То, чего нет

Февральское небо хандрило. Отдавая должное чересчур сентиментальному дню, что распустило нюни, расчувствовалось и наделало под себя луж, синицы устроили банный день. Они с лёту кидались в неглубокую прозрачную воду и, покрытые мокрыми разноцветными иглами перьев, усаживались меж рыдающих кистей винограда. Срывали мягкие ягоды, сплёвывали кожуру вниз, на вспотевшую землю и щебетали невпопад, восхищаясь собственным залихватским порывам и проделкам.
В отглаженном оттепелью сугробе, на месте следов лисицы, что приходила накануне, образовалась цепь  неглубоких озёр с очертаниями остро наточенных коготков и отмытых снегом коричневых пяток. Из следа, словно из туфельки зимы, пил дятел. Он смаковал лучший из напитков, когда-либо существовавших на свете. Почтительно склонялся ему навстречу и тянул небольшими глотками, прикрыв глаза от наслаждения. Снег порядком поднадоел ему и это было так заметно, что стало неловко подсматривать.

- Нет, каков нахал!- раздалось из-за плеча и я вздрогнул от неожиданности.
- О...надо же, вы проснулись, наконец! Так о ком это вы, любезный?
- Да о том пикусе, что прилетает каждое утро и будит меня ни свет не заря. Долбит мёрзлый виноград, нахал и невежа. Под гроздьями снег в ошмётках, как в крови. Посему я не «наконец», а вдругорядь! И неймётся ему... Что он тут забыл? Чего ему в чаще-то не сидится?!
- Вы меня заинтриговали, ибо не пойму я, о ком, собственно, речь.
- Да о дятле я, начитанный вы наш, о дят-ле!
- Так к завтраку оне, всегда в один и тот же час. И весьма скромны притом. Не теснят малых птах.
- А вы сейчас о ком?
- О воробьях да синицах, о поползнях, наконец.
- Ах! Вы и тех беспутных помянули, всех разом.
- Что ж вы, батенька, всеми недовольны. Чем они, бедолаги, мешают? Чем тревожат ваше беззаботное времяпровождение?
- Так одним лишь существованием своим!

Брови на моём лице воспарили от удивления, переместившись непосредственно под короткий чуб. Не столько в ответ на возмутившее высокомерие  визави, сколько вследствие того, что прямо на подоконник, из ковша подтаявшей коросты льда крыши, посыпались гусеницы. Целая пригоршня пушистых гусениц в чёрных шубках. Со сна они ёжились от холодных прикосновений блекнущего неба и не знали, что предпринять.
- Ого - смотри!
- Да, вижу-вижу. Рано радуешься, мой друг. Пробуждение их несвоевременно. И трагично...
- Но отчего?!
- Увидишь...- многозначительно протянул собеседник.
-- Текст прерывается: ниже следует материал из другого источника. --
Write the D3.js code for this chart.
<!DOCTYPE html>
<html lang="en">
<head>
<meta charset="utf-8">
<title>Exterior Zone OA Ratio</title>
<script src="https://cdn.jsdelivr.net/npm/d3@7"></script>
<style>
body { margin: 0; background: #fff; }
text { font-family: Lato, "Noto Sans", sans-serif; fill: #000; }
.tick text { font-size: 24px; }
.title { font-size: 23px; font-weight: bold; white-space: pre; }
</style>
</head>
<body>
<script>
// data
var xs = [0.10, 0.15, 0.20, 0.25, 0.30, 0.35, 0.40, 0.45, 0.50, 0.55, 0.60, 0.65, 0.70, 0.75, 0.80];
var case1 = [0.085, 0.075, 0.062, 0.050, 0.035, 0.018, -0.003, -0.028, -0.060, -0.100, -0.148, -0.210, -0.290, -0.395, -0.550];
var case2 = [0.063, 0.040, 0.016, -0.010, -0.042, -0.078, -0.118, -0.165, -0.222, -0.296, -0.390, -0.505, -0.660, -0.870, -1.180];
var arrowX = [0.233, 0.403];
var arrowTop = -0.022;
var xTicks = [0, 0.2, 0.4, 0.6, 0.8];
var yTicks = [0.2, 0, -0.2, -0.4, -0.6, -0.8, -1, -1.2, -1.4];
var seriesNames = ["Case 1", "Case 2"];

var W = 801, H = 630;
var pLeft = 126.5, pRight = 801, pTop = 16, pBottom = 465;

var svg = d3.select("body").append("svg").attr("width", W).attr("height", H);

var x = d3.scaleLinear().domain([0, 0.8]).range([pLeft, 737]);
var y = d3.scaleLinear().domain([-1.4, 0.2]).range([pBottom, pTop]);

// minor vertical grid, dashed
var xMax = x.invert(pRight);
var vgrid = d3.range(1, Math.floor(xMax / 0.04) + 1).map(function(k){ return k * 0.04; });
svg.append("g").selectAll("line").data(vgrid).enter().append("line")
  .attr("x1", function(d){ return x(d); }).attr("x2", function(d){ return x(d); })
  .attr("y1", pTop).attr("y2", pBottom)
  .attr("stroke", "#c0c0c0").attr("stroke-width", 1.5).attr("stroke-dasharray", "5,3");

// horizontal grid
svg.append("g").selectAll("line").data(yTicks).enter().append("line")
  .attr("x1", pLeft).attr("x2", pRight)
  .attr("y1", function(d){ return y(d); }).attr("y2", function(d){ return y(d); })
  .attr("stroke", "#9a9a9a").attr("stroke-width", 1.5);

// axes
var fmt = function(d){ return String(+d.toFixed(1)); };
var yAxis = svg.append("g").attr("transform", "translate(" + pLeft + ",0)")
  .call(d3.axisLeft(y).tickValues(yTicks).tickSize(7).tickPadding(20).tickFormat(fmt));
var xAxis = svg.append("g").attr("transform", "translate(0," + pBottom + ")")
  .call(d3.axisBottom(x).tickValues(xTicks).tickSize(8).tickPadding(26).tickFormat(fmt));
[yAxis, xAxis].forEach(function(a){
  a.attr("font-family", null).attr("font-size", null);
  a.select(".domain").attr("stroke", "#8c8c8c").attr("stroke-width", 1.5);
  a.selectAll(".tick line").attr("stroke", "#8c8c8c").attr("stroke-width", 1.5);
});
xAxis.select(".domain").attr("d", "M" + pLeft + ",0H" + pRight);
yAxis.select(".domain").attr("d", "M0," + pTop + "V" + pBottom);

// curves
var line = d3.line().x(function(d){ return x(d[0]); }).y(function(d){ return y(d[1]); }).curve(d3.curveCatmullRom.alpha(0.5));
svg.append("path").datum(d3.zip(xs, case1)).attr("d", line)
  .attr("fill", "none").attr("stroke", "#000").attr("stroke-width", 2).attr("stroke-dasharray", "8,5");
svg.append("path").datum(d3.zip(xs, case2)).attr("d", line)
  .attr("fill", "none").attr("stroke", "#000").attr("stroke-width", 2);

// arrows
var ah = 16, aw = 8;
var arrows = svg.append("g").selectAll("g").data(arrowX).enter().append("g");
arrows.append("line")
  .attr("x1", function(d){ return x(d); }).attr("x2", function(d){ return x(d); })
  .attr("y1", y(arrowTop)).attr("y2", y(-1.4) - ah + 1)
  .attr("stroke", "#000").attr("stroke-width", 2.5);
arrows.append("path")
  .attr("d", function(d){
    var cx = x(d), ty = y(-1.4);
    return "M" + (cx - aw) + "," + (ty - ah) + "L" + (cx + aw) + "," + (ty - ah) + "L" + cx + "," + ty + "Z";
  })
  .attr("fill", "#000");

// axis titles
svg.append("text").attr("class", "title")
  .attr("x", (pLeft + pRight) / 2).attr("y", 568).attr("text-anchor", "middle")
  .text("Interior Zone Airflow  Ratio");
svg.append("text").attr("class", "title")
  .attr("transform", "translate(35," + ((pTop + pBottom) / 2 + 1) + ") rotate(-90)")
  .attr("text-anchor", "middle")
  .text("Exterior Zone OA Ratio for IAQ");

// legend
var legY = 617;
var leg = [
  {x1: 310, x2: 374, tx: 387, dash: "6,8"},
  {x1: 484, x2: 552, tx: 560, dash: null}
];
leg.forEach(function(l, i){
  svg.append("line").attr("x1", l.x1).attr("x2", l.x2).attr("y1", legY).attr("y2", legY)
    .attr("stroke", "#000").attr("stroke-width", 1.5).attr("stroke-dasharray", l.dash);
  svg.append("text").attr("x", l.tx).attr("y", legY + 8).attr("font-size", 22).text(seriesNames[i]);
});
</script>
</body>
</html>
  Мягкая, словно комок шерсти, многоглазая горсть червячков привлекла воробьёв. Ни мрачный окрас,  не беспомощность гуселей не смутила птиц. В мановение ока, как причудливую мишуру с ёлки, поспешно и несколько кровожадно содрали они гусениц с подоконника. Всех до единой.

- Ну, вот, говорил я тебе!
- Про что?..
- Про беспутность эту  воробьиную, про подлость.
- Они хотят выжить.
- Так и гусеницам хотелось того же самого, как считаешь?!
-...
- Ладно, не отвечай. Это я так, по-стариковски. Знаешь, как воробьёв в старину-то называли?
- Как?
- Вор-воробей, не иначе.

Вечер лихорадило. Лик его, обретя болезненную бледность, совсем приуныл. Дятел всё ещё топтался у воды, впрочем, и ему сделалось немного не по себе. В очередном глотке обнаружился тонкий, похожий на стекло ломтик льда, который обломился и цапнул по-змеиному нежный пестик языка. Эта неприятность окончательно стряхнула аромат наваждения весны.

Следующее за тем утро было сухим и строгим от мороза. Ничей любопытствующий взор не искал повода развеять зимнюю скуку, вмешавшись в чужую жизнь походя, сквозь оконное стекло. Злым словом, мнением, обосновавшимся в пустом гнезде домыслов. Суждением о том, чего нет.
А на ближайшем к дому виноградном суку сидели, прижавшись друг к другу, три птицы: воробей, дятел и синица. Дятел отбивал кусочки янтарного винограда и передавал соседям по очереди. Им было почти тепло и почти весело. «Скоро весна», - думали они и предстоящие недели холодов, что сдерживают многие порывы, совсем не пугали их.